- [Written instruction]: Pictures stay out. Extract the lines below from the first one through the line with "from matplotlib.patches import Rectangle", both included.

- [Information provided]:
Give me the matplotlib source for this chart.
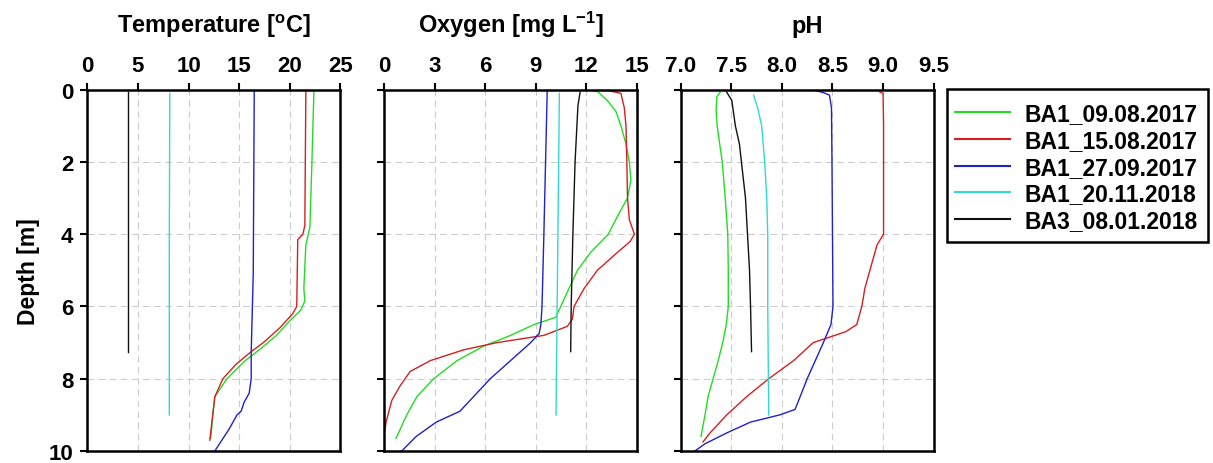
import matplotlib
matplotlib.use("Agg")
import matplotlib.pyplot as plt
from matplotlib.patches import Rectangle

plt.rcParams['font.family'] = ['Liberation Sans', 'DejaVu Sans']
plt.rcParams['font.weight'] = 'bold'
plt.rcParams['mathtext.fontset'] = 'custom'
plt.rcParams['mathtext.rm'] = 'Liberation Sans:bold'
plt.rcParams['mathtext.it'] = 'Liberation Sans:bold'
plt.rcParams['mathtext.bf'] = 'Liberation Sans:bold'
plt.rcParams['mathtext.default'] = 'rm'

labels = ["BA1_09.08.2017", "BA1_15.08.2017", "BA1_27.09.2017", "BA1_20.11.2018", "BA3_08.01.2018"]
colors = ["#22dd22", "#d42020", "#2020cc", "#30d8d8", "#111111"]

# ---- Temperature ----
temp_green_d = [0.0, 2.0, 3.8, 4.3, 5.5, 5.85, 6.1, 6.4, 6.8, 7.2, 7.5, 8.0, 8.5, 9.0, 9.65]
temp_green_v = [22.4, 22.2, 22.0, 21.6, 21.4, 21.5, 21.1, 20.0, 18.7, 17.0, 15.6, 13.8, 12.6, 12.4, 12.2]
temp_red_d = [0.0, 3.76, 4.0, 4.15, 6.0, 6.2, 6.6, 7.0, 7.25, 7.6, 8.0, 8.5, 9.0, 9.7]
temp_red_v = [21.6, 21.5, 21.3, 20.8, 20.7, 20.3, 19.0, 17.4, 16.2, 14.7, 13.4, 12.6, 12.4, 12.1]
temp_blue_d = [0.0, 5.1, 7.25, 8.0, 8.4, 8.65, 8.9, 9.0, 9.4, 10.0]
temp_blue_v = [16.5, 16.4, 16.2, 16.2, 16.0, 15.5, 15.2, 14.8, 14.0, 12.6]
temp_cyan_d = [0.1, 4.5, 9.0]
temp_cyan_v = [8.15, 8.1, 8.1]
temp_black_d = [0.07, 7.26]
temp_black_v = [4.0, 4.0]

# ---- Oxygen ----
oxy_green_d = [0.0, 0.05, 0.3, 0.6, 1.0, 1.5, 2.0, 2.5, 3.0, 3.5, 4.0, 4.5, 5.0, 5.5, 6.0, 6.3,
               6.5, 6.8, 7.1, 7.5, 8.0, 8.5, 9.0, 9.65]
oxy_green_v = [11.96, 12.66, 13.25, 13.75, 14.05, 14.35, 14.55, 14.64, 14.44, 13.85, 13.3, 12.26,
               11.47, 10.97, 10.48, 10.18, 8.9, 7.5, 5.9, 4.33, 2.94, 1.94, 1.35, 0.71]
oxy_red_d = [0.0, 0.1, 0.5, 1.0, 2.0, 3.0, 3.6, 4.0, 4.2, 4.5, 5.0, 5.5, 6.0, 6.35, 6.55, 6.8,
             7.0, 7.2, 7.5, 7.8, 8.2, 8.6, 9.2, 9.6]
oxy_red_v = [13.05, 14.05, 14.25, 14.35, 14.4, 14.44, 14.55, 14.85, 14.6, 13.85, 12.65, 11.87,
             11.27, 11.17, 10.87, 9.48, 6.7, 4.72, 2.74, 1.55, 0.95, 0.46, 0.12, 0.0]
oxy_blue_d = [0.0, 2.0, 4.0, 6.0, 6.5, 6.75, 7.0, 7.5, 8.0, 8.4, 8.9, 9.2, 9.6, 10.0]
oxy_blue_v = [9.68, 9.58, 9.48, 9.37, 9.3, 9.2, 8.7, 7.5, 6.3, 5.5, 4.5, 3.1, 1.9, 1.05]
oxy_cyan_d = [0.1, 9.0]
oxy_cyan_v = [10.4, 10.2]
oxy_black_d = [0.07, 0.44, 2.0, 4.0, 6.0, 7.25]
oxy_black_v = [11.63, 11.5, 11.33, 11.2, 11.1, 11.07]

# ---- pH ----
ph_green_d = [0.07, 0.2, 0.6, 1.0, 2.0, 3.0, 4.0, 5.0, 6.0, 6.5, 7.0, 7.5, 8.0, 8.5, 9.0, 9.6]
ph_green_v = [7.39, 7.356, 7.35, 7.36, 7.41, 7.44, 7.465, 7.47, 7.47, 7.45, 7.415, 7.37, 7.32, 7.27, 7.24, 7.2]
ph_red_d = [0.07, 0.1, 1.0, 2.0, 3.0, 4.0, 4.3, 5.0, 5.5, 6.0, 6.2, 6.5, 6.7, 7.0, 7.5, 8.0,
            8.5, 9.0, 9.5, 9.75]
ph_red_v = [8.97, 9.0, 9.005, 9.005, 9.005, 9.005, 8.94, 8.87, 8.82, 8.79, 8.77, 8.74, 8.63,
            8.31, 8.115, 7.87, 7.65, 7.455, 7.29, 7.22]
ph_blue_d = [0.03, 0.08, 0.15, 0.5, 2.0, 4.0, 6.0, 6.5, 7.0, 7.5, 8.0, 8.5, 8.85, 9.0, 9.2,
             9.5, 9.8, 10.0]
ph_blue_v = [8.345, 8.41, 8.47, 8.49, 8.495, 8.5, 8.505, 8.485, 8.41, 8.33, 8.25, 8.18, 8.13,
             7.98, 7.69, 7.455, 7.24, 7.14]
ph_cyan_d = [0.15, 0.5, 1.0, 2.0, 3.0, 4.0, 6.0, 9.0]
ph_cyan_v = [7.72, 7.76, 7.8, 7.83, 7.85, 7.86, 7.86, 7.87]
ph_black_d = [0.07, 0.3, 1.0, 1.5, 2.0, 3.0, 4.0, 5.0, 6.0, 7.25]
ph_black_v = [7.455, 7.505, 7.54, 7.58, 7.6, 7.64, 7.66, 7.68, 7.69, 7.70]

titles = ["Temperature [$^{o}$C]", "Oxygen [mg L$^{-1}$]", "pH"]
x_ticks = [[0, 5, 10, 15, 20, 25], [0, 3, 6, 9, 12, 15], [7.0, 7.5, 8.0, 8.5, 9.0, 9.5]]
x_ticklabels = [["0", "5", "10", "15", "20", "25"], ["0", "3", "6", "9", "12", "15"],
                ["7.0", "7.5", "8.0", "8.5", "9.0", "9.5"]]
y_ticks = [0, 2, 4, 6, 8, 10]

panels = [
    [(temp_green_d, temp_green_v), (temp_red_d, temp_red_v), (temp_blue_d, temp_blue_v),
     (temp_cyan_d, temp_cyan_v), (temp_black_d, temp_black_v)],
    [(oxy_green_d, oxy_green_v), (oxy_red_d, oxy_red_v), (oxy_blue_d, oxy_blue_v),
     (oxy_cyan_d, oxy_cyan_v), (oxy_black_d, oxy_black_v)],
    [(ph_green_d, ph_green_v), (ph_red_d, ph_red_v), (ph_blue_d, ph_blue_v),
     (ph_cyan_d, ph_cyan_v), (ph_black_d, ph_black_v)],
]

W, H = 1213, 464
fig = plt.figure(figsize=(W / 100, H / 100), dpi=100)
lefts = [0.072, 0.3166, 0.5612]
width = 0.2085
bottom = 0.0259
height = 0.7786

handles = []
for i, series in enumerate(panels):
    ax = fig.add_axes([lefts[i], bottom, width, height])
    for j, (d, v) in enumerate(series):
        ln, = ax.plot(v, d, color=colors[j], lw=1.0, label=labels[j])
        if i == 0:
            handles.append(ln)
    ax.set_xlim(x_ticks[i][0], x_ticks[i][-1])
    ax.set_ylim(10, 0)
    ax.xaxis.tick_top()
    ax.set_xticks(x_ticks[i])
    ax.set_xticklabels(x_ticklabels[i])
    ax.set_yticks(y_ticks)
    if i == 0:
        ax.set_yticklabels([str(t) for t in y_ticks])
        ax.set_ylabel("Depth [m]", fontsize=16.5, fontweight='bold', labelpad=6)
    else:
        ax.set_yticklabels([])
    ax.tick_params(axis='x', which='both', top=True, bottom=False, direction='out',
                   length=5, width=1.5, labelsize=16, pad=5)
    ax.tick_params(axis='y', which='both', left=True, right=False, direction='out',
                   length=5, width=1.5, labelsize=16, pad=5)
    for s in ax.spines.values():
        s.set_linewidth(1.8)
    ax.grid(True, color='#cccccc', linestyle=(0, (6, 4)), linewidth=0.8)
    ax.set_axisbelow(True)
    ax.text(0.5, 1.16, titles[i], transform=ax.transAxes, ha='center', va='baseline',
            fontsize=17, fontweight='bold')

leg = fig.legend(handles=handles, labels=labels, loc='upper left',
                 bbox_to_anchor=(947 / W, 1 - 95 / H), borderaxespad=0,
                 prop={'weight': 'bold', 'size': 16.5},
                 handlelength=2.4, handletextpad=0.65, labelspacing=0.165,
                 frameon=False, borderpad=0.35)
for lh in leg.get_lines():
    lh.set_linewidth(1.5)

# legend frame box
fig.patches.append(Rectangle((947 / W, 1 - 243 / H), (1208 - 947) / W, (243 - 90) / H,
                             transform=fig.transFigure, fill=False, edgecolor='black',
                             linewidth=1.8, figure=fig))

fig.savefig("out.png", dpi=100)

- [Result]:
Give me the matplotlib source for this chart.
import matplotlib
matplotlib.use("Agg")
import matplotlib.pyplot as plt
from matplotlib.patches import Rectangle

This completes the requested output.